CONTEXTUALIZED EMBEDDING

Let’s start with what we should understand by calling ‘contextualized meaning’. I will explain it an with elementary example. The following two sentences have the same word ‘apple’.

I like apples.

I like Apple Macbooks.

The word embedding method represents the words by vectors. The word is the same for both sentences but the meanings are different. Having the same vectors for both words means we are skipping the importance of the meaning of the word. The contextualized language models allow us to represent the same words which have different meanings in different vectors.

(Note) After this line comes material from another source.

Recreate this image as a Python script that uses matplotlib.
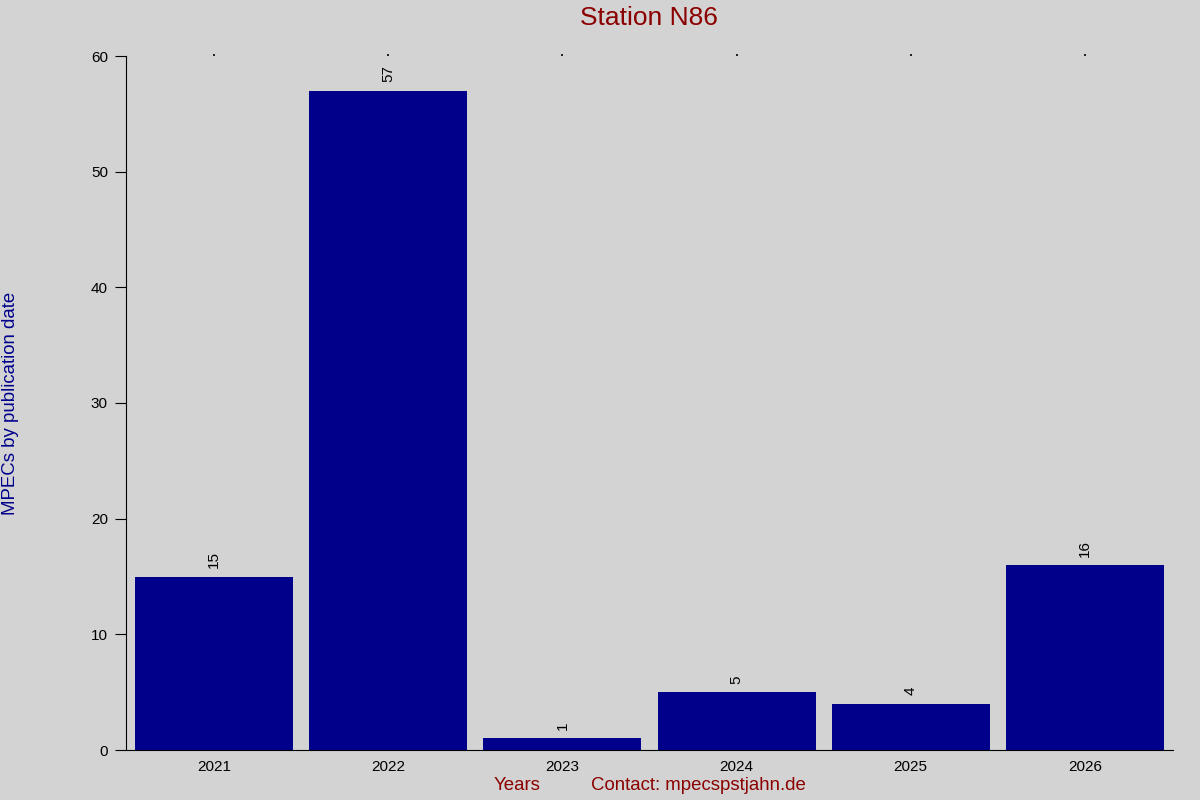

Bidirectional Encoder Representations from Transformer (BERT)… Okay, but what does it mean?

BIDIRECTIONAL

As opposed to directional models, which read the text input sequentially (left-to-right or right-to-left), the Transformer encoder reads the entire sequence of words at once. Therefore it is considered bidirectional, this characteristic allows the model to learn the context of a word based on all of its surroundings (left and right of the word).

TRANSFORMER AND ENCODER

Transformers use an attention mechanism to observe relationships between words. Machine Learning models need to learn how to pay attention only to the things that matter and not waste computational resources processing irrelevant information. Transformers create differential weights signaling which words in a sentence are the most critical to further process.

Transformer includes two separate mechanisms — an encoder that reads the text input and a decoder that produces a prediction for the task. Since BERT’s goal is to generate a language model, only the encoder mechanism is necessary.

MASKED LANGUAGE MODELING AND NEXT SENTENCE PREDICTION

Many models predict the next word in a sequence which is a a directional approach. BERT uses two training strategies:

1-Masked Language Modeling (MLM)

MLM enables/enforces bidirectional learning from text by masking (hiding) a word in a sentence and forcing BERT to bidirectionally use the words on either side of the covered word to predict the masked word. Actually, we do the same thing as a human. Imagine, you are listening to a course and you miss a word said by your professor. How would you predict the missed word?

‘blablablabla …… blablablabla.’

The correct answer is by checking the both sides of the missed word. This is the same thing that BERT does.

A random 15% of tokenized words are hidden during training and BERT’s job is to correctly predict the hidden words.

2-Next Sentence Prediction

NSP (Next Sentence Prediction) is used to help BERT learn about relationships between sentences by predicting if a given sentence follows the previous sentence or not.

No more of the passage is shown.